Smaller Xbox One sans Blu-ray drive could be on the way

Credit: Raymond Wong/DVICE

The Xbox One is enormous; it's bigger than the Xbox 360. Its boxy VCR-like design is polarizing*. This is not how technology is supposed to work. Electronics and gadgets are supposed to get smaller, not bigger. Microsoft knows this, and rumor has it the company is working on a smaller Xbox One without a Blu-ray drive.

According to two independent reports, the first one from NeoGAF user "chubigans" and the other from The Verge, Microsoft is testing a version of the Xbox One that eschews an optical disc drive. "Chubigans" suggests the Blu-ray drive-less Xbox One could cost $399, while The Verge says its sources believe the set-top box-style console could launch worldwide by the end of the year.

This isn't the first time we heard of a smaller, digital-only Xbox. Long before the Xbox One was even announced, it was rumored Microsoft was considering a two-console approach for Xbox. One would be a traditional console — Xbox One. The other — a small set-top box aimed at casual gamers. As we all know, Xbox One materialized, and the other vanished into the rumor ether. No mention of Kinect-connectivity in either reports could also suggest a set-top Xbox may not bundle one in; another factor that could keep pricing lower.

While Microsoft missed the boat with Blu-ray in the last generation, it made up for it with the Xbox One. It's debatable where gaming is headed. Some believe digital downloads still have a ways to go, while others believe streaming games via the cloud is the future.

Something everyone can agree on is this: physical media — optical discs; specifically Blu-ray discs — is becoming less desirable every year. We listen to our music and watch our movies streamed from the cloud to small set-top boxes, tablets, smartphones or directly to our TVs, so why not gaming?

Sony may be the first one out of the gate with its PlayStation Now game streaming service, but Microsoft could easily catch up. Microsoft has a strong cloud-based infrastructure already in place, so it's entirely possible for it to pull of a respectable cloud-streaming service and accompanying console, even if it is aimed at casual gamers.

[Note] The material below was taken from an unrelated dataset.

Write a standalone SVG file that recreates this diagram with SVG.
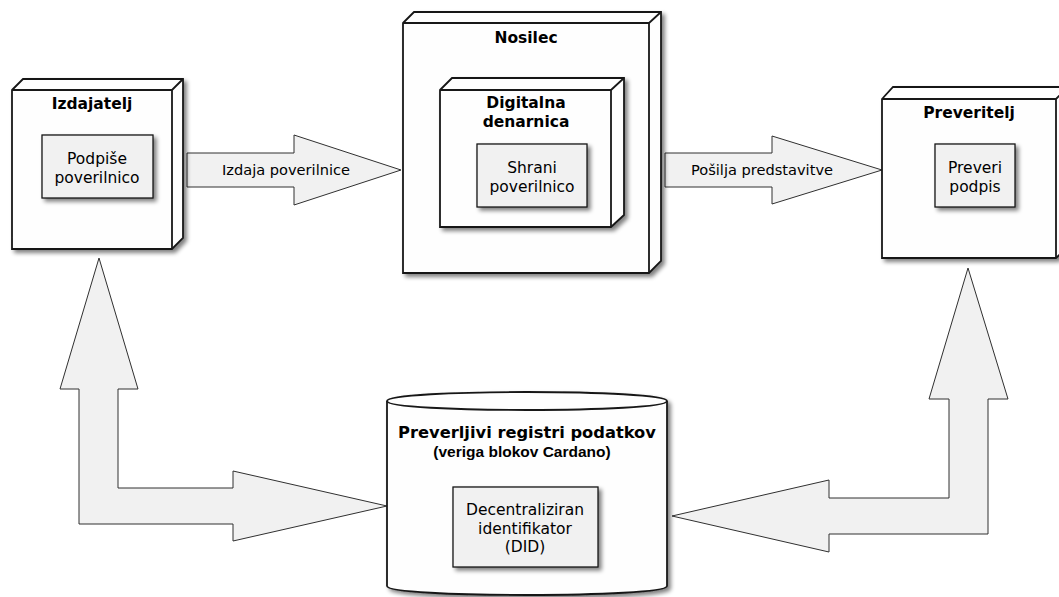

In other Xbox news, the two reports also confirm a white-colored Xbox One is coming later this year. Additionally, a 1TB model could be released in November, too. (Current Xbox One consoles all come with 500GB hard drives). A revamped Xbox One dashboard with fixes and additions for features such as party chat and Xbox Live will drop in March.

NeoGAF, via The Verge

*Ripping on the Xbox One for being a behemoth of a box was unfair of me. It's large because Microsoft wanted to ensure the console had enough room for heat dissipation. Remember the Xbox 360 and its bloody Red Ring of Death? Yeah, Microsoft didn't want a repeat. Still, that's no excuse to give the Xbox One such a chunky-looking design.